Posted Date : 09-May-2012 , 10:42:23 pm | Posted By CASANSAAR print Print

A day after the approval of the Finance Bill by the Lok Sabha, the government on Wednesday said that it will move ahead to recover the tax and penalty from the British telecom major Vodafone which is currently estimated at Rs 20,300 crore.

Finance Secretary R S Gurjal said that no new notice would be required in the Vodafone case as the Finance Bill, 2012 would validate all the notices send earlier, even as the telecom company described the tax law amendment as "grossly unjust" and said it would take all possible steps to safeguard its shareholders' interest.

"...In the Finance Bill there is a validation clause, which is that all orders and assessments which has been passed in this regard stands validated. Once that is there, assessment order of the tax as well as order pertaining to penalty (stands) validated by Parliament", he told a television channel.

Gujral further added, "it is government's job to take action to collect dues."

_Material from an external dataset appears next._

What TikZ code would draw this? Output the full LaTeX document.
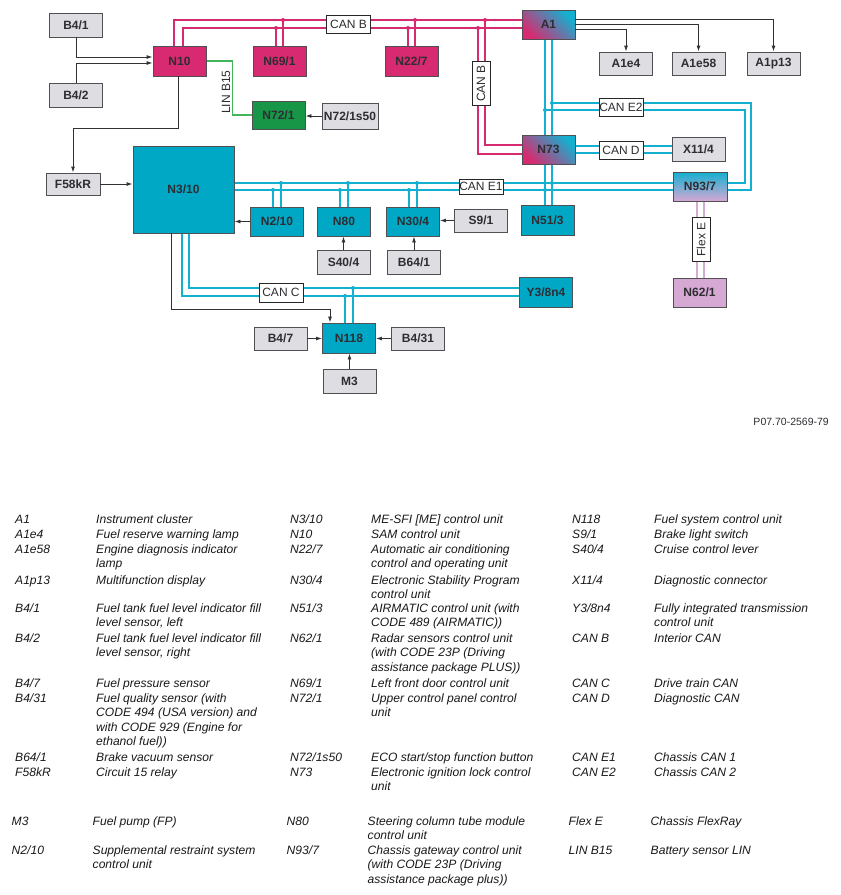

Earlier in the day, Vodafone said in a statement, "we are naturally disappointed that, despite very widespread concern in India and internationally, the government has not seen fit to propose amendments to address the uncertainty caused by retrospective tax legislation."

The Lok Sabha has approved the Finance Bill, 2012 which seeks to amend the Income Tax, 1961 with retrospective effect to tax overseas deals involving domestic assets.

The amendment would neutralise the victory secured by Vodafone in the Supreme Court in the Rs 11,000-crore tax dispute case. The tax pertains to purchase of Hutchison's stake in Hutchison-Essar by Vodafone for USD 11.2 billion in 2007 through a deal in Cayman Islands.

The tax liability of Vodafone, after taking into account the penalty and interest has been estimated at Rs 20,300 crore.

According to the Finance Secretary, "as per the statute there is no question of government negotiating once Parliament has validated action which is already completed in terms of raising tax demand interest amount, there is no question of government sitting and negotiating on the issue."

Vodafone said: "We are studying the legislation as amended, and will take all possible steps to safeguard our shareholders' interests."

Gujral said, "it was always intention of Parliament that such transaction are liable to tax. Not only capital gains tax, which was liability of Hutchison, but also the liability to withhold tax which was the liability on the part of Vodafone."

While replying to a debate on Finance Bill in the Lok Sabha yesterday, Finance Minister Pranab Mukherjee had asserted that Parliament reserved the right to make amendments to law to correct Supreme Court judgement and would not allow a situation where a corporate would avoid paying tax here by operating from a tax haven.

"I would like to be guided either by Double Taxation Avoidance Agreement (DTAA) or tax. There cannot be a situation that somebody will make money on an asset located in India and will not pay tax either in India or to the country of its origin.

"...Because of making some arrangements through certain tax haven areas through a complicated setting up of series of subsidiaries and having huge capital gains on the assets located in India," he had said.